Transcribe each line of the records below exactly, excluding any embedded images.

╭──

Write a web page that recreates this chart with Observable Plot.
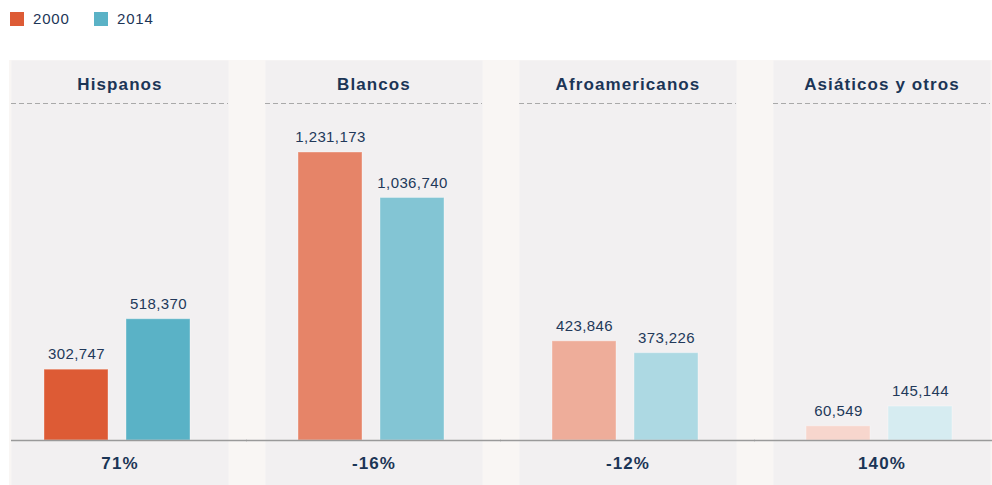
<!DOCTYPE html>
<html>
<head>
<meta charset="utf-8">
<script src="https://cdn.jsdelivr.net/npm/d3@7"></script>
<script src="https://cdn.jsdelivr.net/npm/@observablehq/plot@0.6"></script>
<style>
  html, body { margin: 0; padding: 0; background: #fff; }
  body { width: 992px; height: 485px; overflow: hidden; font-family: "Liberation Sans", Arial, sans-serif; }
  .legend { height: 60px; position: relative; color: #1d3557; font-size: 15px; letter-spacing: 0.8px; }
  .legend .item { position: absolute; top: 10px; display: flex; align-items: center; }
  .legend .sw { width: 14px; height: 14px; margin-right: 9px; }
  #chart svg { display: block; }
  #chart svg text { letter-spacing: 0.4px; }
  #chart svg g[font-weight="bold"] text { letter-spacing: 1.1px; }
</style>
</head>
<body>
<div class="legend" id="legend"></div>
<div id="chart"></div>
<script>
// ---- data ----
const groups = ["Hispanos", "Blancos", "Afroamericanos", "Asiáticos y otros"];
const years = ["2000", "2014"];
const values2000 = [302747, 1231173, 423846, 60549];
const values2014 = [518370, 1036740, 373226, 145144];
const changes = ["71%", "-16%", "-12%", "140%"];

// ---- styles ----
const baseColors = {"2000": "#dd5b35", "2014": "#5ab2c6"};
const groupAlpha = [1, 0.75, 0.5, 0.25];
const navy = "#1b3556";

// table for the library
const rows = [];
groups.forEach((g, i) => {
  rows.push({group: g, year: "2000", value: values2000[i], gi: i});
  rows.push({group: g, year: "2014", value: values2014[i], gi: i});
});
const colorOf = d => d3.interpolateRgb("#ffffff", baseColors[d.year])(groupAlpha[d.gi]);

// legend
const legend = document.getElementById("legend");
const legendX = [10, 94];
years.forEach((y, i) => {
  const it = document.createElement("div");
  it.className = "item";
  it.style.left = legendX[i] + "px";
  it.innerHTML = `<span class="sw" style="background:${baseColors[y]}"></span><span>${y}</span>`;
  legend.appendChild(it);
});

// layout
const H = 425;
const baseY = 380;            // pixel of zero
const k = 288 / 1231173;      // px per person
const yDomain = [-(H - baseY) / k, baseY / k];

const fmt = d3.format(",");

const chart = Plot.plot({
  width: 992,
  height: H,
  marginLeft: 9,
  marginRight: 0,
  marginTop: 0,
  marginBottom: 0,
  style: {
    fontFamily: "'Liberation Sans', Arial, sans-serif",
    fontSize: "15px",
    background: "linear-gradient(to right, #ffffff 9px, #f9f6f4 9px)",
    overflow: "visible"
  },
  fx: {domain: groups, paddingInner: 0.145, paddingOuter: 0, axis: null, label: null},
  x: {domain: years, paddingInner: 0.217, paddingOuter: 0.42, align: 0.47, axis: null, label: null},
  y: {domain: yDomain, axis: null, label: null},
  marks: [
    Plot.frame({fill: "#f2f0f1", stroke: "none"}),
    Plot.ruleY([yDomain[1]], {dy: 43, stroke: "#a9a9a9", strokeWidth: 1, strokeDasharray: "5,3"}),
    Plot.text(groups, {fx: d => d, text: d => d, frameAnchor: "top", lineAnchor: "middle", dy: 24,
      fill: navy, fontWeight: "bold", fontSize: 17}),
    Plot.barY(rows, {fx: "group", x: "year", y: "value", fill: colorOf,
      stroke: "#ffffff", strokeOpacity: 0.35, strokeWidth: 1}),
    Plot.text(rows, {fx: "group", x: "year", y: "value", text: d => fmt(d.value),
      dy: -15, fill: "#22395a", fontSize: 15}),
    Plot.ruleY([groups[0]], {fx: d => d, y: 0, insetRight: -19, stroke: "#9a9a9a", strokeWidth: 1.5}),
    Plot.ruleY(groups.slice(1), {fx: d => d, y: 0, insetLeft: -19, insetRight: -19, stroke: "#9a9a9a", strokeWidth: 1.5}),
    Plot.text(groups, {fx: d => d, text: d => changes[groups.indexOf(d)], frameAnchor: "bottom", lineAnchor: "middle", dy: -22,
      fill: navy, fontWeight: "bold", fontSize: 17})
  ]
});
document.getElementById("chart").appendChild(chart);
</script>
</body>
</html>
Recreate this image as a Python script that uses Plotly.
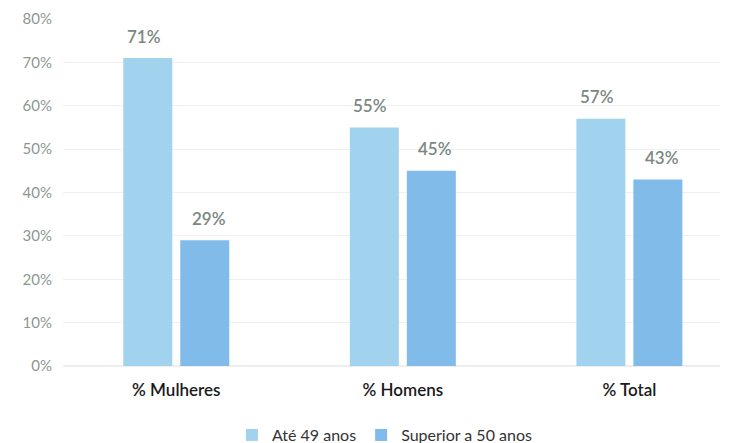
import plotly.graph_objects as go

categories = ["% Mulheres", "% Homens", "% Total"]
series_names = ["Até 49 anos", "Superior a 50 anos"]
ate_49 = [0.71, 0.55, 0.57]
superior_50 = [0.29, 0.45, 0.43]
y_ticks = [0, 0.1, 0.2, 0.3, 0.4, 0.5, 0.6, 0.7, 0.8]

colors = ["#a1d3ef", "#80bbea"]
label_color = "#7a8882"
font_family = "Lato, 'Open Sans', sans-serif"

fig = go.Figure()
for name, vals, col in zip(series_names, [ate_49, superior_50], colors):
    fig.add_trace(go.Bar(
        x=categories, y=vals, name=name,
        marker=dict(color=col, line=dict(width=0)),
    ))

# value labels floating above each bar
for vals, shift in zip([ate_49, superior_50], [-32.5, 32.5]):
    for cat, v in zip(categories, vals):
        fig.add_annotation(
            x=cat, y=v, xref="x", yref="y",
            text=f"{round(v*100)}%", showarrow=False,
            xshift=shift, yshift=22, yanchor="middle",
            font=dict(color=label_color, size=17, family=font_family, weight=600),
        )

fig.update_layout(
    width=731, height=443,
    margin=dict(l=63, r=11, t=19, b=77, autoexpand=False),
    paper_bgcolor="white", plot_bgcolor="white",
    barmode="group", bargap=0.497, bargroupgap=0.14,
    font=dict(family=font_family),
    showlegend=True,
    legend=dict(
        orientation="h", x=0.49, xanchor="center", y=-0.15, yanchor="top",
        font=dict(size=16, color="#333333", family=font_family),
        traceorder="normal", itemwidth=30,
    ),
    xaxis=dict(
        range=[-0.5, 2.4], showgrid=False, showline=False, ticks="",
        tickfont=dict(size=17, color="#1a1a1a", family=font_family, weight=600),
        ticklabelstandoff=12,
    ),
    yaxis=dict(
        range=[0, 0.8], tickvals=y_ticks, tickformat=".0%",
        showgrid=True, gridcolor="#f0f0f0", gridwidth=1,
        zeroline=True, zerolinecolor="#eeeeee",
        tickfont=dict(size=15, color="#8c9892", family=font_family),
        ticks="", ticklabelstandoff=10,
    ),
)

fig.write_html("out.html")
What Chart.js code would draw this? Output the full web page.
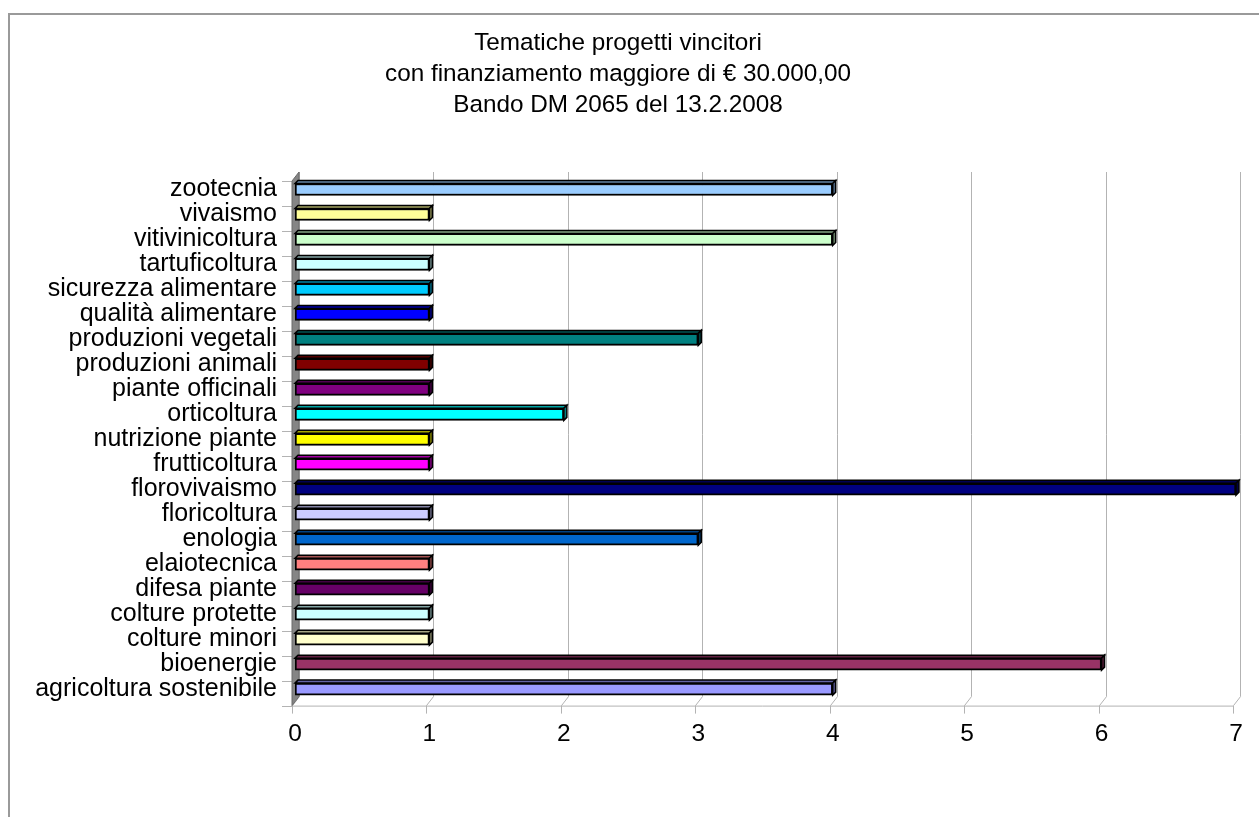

╰──

▸ Response
Write a web page that recreates this chart with Observable Plot.
<!DOCTYPE html>
<html>
<head>
<meta charset="utf-8">
<script src="https://cdn.jsdelivr.net/npm/d3@7"></script>
<script src="https://cdn.jsdelivr.net/npm/@observablehq/plot@0.6"></script>
<style>
  html, body { margin: 0; padding: 0; background: #fff; }
  body { width: 992px; height: 485px; overflow: hidden; font-family: "Liberation Sans", Arial, sans-serif; }
  .legend { height: 60px; position: relative; color: #1d3557; font-size: 15px; letter-spacing: 0.8px; }
  .legend .item { position: absolute; top: 10px; display: flex; align-items: center; }
  .legend .sw { width: 14px; height: 14px; margin-right: 9px; }
  #chart svg { display: block; }
  #chart svg text { letter-spacing: 0.4px; }
  #chart svg g[font-weight="bold"] text { letter-spacing: 1.1px; }
</style>
</head>
<body>
<div class="legend" id="legend"></div>
<div id="chart"></div>
<script>
// ---- data ----
const groups = ["Hispanos", "Blancos", "Afroamericanos", "Asiáticos y otros"];
const years = ["2000", "2014"];
const values2000 = [302747, 1231173, 423846, 60549];
const values2014 = [518370, 1036740, 373226, 145144];
const changes = ["71%", "-16%", "-12%", "140%"];

// ---- styles ----
const baseColors = {"2000": "#dd5b35", "2014": "#5ab2c6"};
const groupAlpha = [1, 0.75, 0.5, 0.25];
const navy = "#1b3556";

// table for the library
const rows = [];
groups.forEach((g, i) => {
  rows.push({group: g, year: "2000", value: values2000[i], gi: i});
  rows.push({group: g, year: "2014", value: values2014[i], gi: i});
});
const colorOf = d => d3.interpolateRgb("#ffffff", baseColors[d.year])(groupAlpha[d.gi]);

// legend
const legend = document.getElementById("legend");
const legendX = [10, 94];
years.forEach((y, i) => {
  const it = document.createElement("div");
  it.className = "item";
  it.style.left = legendX[i] + "px";
  it.innerHTML = `<span class="sw" style="background:${baseColors[y]}"></span><span>${y}</span>`;
  legend.appendChild(it);
});

// layout
const H = 425;
const baseY = 380;            // pixel of zero
const k = 288 / 1231173;      // px per person
const yDomain = [-(H - baseY) / k, baseY / k];

const fmt = d3.format(",");

const chart = Plot.plot({
  width: 992,
  height: H,
  marginLeft: 9,
  marginRight: 0,
  marginTop: 0,
  marginBottom: 0,
  style: {
    fontFamily: "'Liberation Sans', Arial, sans-serif",
    fontSize: "15px",
    background: "linear-gradient(to right, #ffffff 9px, #f9f6f4 9px)",
    overflow: "visible"
  },
  fx: {domain: groups, paddingInner: 0.145, paddingOuter: 0, axis: null, label: null},
  x: {domain: years, paddingInner: 0.217, paddingOuter: 0.42, align: 0.47, axis: null, label: null},
  y: {domain: yDomain, axis: null, label: null},
  marks: [
    Plot.frame({fill: "#f2f0f1", stroke: "none"}),
    Plot.ruleY([yDomain[1]], {dy: 43, stroke: "#a9a9a9", strokeWidth: 1, strokeDasharray: "5,3"}),
    Plot.text(groups, {fx: d => d, text: d => d, frameAnchor: "top", lineAnchor: "middle", dy: 24,
      fill: navy, fontWeight: "bold", fontSize: 17}),
    Plot.barY(rows, {fx: "group", x: "year", y: "value", fill: colorOf,
      stroke: "#ffffff", strokeOpacity: 0.35, strokeWidth: 1}),
    Plot.text(rows, {fx: "group", x: "year", y: "value", text: d => fmt(d.value),
      dy: -15, fill: "#22395a", fontSize: 15}),
    Plot.ruleY([groups[0]], {fx: d => d, y: 0, insetRight: -19, stroke: "#9a9a9a", strokeWidth: 1.5}),
    Plot.ruleY(groups.slice(1), {fx: d => d, y: 0, insetLeft: -19, insetRight: -19, stroke: "#9a9a9a", strokeWidth: 1.5}),
    Plot.text(groups, {fx: d => d, text: d => changes[groups.indexOf(d)], frameAnchor: "bottom", lineAnchor: "middle", dy: -22,
      fill: navy, fontWeight: "bold", fontSize: 17})
  ]
});
document.getElementById("chart").appendChild(chart);
</script>
</body>
</html>
Recreate this image as a Python script that uses Plotly.
import plotly.graph_objects as go

categories = ["% Mulheres", "% Homens", "% Total"]
series_names = ["Até 49 anos", "Superior a 50 anos"]
ate_49 = [0.71, 0.55, 0.57]
superior_50 = [0.29, 0.45, 0.43]
y_ticks = [0, 0.1, 0.2, 0.3, 0.4, 0.5, 0.6, 0.7, 0.8]

colors = ["#a1d3ef", "#80bbea"]
label_color = "#7a8882"
font_family = "Lato, 'Open Sans', sans-serif"

fig = go.Figure()
for name, vals, col in zip(series_names, [ate_49, superior_50], colors):
    fig.add_trace(go.Bar(
        x=categories, y=vals, name=name,
        marker=dict(color=col, line=dict(width=0)),
    ))

# value labels floating above each bar
for vals, shift in zip([ate_49, superior_50], [-32.5, 32.5]):
    for cat, v in zip(categories, vals):
        fig.add_annotation(
            x=cat, y=v, xref="x", yref="y",
            text=f"{round(v*100)}%", showarrow=False,
            xshift=shift, yshift=22, yanchor="middle",
            font=dict(color=label_color, size=17, family=font_family, weight=600),
        )

fig.update_layout(
    width=731, height=443,
    margin=dict(l=63, r=11, t=19, b=77, autoexpand=False),
    paper_bgcolor="white", plot_bgcolor="white",
    barmode="group", bargap=0.497, bargroupgap=0.14,
    font=dict(family=font_family),
    showlegend=True,
    legend=dict(
        orientation="h", x=0.49, xanchor="center", y=-0.15, yanchor="top",
        font=dict(size=16, color="#333333", family=font_family),
        traceorder="normal", itemwidth=30,
    ),
    xaxis=dict(
        range=[-0.5, 2.4], showgrid=False, showline=False, ticks="",
        tickfont=dict(size=17, color="#1a1a1a", family=font_family, weight=600),
        ticklabelstandoff=12,
    ),
    yaxis=dict(
        range=[0, 0.8], tickvals=y_ticks, tickformat=".0%",
        showgrid=True, gridcolor="#f0f0f0", gridwidth=1,
        zeroline=True, zerolinecolor="#eeeeee",
        tickfont=dict(size=15, color="#8c9892", family=font_family),
        ticks="", ticklabelstandoff=10,
    ),
)

fig.write_html("out.html")
What Chart.js code would draw this? Output the full web page.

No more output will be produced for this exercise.